[Required work] Every line in the data below from the one containing "Recreate this image as a Python" down to the one containing "import plotly.graph_objects as go", both included, must be retyped exactly; no other line is to appear.

[Figure scripts]
— BEGIN —

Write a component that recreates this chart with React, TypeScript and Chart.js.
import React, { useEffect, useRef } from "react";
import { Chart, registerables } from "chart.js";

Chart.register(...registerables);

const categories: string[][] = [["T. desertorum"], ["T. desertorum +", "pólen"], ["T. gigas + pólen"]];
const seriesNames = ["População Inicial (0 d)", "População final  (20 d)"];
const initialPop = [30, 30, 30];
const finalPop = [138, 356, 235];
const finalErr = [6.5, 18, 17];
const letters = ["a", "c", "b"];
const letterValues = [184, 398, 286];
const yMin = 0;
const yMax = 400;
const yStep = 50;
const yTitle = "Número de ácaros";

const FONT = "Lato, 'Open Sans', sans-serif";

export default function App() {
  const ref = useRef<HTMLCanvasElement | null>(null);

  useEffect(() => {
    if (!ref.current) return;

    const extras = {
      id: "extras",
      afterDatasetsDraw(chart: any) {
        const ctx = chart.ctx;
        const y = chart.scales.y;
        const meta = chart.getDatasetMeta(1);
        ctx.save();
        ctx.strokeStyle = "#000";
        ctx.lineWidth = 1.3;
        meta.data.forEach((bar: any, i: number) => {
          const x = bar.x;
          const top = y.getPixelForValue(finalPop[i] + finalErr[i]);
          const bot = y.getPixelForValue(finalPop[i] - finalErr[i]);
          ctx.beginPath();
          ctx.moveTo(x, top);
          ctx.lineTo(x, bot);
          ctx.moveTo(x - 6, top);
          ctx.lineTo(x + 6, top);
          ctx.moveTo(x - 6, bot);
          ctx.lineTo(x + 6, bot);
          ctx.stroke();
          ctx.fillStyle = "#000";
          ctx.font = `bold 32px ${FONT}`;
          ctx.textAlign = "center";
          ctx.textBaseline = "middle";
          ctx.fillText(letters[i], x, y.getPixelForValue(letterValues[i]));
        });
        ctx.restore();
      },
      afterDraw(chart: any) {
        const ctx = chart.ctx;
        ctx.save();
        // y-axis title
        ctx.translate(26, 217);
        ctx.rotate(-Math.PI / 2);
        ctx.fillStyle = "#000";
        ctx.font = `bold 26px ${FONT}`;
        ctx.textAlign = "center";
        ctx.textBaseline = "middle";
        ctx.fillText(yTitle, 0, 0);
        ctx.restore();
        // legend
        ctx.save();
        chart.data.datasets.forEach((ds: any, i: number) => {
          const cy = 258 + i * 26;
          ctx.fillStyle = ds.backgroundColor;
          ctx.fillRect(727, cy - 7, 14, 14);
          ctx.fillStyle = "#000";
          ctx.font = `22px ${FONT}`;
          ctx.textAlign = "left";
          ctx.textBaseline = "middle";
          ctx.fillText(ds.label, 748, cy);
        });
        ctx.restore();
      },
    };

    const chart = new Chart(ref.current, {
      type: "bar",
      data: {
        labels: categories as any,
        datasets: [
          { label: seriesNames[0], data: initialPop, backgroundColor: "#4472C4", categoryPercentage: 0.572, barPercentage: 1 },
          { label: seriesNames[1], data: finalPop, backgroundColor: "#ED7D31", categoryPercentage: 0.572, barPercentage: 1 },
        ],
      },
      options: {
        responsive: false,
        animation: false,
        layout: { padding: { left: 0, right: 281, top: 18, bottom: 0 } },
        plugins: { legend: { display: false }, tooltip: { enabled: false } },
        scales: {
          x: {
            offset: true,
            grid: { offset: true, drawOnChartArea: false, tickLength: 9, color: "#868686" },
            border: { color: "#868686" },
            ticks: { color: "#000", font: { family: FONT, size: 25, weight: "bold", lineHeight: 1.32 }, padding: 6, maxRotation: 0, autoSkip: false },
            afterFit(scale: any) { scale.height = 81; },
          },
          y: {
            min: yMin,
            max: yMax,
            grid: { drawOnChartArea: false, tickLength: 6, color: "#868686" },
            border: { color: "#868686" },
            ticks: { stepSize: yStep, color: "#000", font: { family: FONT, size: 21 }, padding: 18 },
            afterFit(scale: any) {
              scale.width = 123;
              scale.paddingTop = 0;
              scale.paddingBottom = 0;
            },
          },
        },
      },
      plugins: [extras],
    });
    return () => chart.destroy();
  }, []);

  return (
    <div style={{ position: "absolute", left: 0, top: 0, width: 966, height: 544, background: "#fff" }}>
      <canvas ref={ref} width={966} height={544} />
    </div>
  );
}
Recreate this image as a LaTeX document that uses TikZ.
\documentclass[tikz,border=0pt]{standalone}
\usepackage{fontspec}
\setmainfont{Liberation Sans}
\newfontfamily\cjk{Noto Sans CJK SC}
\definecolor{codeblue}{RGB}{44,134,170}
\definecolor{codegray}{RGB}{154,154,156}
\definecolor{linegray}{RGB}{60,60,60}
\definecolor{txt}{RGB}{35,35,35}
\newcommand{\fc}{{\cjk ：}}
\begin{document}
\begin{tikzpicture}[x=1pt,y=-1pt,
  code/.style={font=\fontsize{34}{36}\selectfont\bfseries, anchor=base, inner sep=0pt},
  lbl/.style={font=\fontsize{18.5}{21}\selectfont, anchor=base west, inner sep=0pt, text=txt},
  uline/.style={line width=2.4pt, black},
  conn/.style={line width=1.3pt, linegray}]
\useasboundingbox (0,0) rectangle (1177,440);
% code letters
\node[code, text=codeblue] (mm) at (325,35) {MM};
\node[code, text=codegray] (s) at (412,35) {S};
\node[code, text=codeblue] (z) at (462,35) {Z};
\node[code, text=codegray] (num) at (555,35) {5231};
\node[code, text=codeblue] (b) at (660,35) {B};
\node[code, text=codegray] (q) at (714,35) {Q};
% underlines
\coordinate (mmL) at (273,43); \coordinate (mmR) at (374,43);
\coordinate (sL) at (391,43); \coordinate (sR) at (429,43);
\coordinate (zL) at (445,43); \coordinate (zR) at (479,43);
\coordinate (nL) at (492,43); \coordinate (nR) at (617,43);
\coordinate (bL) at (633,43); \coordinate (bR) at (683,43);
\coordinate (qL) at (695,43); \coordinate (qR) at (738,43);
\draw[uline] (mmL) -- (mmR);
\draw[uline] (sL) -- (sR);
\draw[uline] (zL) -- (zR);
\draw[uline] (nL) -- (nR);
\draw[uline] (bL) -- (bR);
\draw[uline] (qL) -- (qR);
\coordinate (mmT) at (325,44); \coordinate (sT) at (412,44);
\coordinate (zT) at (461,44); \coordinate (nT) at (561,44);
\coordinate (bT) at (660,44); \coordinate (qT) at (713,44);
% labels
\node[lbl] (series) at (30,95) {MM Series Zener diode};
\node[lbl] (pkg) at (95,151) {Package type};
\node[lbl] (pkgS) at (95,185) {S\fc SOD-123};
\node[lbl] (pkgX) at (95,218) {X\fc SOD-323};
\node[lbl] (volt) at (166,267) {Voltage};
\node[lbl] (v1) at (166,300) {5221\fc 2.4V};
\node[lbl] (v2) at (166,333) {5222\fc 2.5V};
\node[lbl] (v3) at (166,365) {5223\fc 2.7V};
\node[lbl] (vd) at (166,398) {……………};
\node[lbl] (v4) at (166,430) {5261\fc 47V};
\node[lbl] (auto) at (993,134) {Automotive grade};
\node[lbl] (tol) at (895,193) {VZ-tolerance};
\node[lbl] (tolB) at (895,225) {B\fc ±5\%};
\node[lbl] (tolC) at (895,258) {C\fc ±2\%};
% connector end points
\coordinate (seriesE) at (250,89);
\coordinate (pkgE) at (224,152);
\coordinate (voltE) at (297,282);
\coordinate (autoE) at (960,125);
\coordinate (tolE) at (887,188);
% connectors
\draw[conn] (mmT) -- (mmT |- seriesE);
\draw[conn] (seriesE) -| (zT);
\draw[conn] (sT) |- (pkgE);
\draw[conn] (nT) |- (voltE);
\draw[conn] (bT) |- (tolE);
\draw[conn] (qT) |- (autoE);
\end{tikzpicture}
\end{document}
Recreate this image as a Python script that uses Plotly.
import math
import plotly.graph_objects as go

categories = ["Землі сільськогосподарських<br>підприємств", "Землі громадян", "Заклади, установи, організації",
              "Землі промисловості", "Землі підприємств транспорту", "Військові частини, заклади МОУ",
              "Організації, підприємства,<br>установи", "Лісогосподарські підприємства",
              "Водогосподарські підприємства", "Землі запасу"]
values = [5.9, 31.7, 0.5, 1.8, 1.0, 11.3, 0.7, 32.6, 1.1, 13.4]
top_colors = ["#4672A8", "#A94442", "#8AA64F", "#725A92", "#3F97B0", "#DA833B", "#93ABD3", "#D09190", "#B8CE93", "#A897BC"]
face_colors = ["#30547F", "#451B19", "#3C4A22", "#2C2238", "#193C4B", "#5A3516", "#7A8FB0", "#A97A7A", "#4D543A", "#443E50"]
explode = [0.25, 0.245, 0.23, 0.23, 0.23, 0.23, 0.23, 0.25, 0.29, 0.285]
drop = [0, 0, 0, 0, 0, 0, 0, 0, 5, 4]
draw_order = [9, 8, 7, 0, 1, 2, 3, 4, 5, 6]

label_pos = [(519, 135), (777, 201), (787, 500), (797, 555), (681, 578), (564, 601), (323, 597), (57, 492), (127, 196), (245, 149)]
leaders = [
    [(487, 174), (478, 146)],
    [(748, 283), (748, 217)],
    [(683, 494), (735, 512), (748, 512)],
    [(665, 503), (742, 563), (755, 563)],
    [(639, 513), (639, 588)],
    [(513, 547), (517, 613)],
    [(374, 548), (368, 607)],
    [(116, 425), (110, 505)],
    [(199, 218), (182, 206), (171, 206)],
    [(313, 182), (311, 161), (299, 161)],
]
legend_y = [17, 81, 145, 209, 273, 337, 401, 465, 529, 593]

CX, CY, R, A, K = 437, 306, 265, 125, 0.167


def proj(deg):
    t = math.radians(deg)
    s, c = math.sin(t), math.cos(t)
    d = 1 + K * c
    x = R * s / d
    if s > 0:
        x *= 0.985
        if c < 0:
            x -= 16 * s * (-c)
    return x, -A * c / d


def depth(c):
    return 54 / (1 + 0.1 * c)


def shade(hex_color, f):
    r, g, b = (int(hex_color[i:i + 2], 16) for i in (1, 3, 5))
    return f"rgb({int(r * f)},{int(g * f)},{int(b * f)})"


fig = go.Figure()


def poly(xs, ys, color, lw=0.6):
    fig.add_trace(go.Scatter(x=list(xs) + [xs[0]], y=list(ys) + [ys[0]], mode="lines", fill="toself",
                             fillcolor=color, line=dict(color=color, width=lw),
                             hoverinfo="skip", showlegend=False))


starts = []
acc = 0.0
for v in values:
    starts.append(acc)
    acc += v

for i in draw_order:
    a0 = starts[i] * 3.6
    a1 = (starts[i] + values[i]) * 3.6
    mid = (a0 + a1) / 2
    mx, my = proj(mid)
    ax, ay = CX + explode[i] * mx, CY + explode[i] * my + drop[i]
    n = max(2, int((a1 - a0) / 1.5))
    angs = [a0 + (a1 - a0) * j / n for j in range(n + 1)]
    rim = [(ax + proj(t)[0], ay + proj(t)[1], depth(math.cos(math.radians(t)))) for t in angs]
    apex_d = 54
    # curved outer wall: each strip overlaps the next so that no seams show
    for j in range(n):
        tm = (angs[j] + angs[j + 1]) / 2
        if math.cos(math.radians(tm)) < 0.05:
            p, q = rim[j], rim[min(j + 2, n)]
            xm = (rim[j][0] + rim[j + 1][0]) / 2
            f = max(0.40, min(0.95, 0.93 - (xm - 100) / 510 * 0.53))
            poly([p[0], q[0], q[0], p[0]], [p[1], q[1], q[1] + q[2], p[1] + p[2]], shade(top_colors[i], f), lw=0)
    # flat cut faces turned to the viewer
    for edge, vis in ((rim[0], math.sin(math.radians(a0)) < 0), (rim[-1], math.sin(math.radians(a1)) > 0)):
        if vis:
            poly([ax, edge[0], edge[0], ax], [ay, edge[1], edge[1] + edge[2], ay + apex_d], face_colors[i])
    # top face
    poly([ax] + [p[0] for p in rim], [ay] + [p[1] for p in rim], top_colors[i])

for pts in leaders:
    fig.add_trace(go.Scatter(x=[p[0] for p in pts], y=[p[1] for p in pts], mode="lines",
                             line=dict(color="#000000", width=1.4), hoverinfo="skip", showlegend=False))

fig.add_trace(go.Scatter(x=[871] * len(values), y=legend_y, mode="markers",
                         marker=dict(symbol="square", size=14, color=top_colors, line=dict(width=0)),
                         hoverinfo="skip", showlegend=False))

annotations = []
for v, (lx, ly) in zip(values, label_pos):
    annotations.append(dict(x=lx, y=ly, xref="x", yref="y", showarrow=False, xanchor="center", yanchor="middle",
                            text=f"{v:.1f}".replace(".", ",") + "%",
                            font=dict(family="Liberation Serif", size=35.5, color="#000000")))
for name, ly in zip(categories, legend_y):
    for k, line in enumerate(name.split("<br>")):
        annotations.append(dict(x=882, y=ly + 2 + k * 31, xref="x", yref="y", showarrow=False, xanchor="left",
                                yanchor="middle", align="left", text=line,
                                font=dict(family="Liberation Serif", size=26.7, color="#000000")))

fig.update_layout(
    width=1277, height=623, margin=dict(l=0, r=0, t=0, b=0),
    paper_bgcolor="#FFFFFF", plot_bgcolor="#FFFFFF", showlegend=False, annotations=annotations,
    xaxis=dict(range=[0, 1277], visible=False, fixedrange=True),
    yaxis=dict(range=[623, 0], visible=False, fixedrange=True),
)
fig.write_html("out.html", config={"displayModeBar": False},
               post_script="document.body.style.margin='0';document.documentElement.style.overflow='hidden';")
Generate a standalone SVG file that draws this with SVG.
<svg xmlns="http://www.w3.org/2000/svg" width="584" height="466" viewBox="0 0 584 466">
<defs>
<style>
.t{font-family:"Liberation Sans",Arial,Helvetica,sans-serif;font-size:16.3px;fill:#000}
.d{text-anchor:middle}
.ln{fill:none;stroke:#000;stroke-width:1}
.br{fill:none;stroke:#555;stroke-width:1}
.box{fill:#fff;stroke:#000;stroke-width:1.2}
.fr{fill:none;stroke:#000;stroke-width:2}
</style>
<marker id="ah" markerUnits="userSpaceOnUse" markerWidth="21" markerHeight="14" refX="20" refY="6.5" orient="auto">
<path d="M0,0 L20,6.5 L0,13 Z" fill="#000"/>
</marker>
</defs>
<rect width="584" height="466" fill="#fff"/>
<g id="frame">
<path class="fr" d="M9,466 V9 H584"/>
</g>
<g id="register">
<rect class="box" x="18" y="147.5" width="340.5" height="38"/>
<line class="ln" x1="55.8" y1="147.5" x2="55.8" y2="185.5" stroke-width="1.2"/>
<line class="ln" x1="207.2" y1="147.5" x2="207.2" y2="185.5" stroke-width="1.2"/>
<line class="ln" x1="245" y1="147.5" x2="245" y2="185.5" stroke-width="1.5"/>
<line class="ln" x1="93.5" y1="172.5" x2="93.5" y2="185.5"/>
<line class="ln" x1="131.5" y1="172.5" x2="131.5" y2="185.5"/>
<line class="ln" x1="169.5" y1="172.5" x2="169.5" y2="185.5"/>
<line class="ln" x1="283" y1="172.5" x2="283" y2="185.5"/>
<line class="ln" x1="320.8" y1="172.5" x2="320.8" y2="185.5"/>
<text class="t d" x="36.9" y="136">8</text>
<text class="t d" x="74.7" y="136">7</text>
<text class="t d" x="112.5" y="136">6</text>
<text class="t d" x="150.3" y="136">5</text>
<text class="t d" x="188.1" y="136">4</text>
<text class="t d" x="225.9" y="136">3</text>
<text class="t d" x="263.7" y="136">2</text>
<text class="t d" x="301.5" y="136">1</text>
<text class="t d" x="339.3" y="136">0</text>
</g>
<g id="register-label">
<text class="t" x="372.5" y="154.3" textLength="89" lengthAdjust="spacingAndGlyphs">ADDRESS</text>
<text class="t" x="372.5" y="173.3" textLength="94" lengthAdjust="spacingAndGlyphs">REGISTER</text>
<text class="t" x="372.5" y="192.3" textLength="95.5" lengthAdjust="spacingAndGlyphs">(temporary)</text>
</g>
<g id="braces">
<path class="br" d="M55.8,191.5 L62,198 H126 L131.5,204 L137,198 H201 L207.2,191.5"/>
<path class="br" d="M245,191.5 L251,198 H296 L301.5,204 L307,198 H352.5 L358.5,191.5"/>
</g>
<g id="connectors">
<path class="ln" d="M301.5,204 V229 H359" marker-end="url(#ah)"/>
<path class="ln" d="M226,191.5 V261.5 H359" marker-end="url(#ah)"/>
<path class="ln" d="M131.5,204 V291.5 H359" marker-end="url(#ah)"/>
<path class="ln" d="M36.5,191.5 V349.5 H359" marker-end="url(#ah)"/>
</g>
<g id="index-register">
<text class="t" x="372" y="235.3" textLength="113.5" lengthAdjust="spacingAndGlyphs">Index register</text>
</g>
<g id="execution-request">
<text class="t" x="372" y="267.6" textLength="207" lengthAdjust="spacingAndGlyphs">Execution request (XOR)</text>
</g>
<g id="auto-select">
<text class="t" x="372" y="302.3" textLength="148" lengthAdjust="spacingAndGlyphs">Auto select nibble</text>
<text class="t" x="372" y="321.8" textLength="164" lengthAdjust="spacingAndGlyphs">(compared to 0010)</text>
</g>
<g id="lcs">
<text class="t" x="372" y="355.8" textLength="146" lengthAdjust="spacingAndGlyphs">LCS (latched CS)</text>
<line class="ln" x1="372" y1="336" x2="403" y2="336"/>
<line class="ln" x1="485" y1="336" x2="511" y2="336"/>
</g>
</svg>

— END —

[Written response]
Recreate this image as a Python script that uses Plotly.
import math
import plotly.graph_objects as go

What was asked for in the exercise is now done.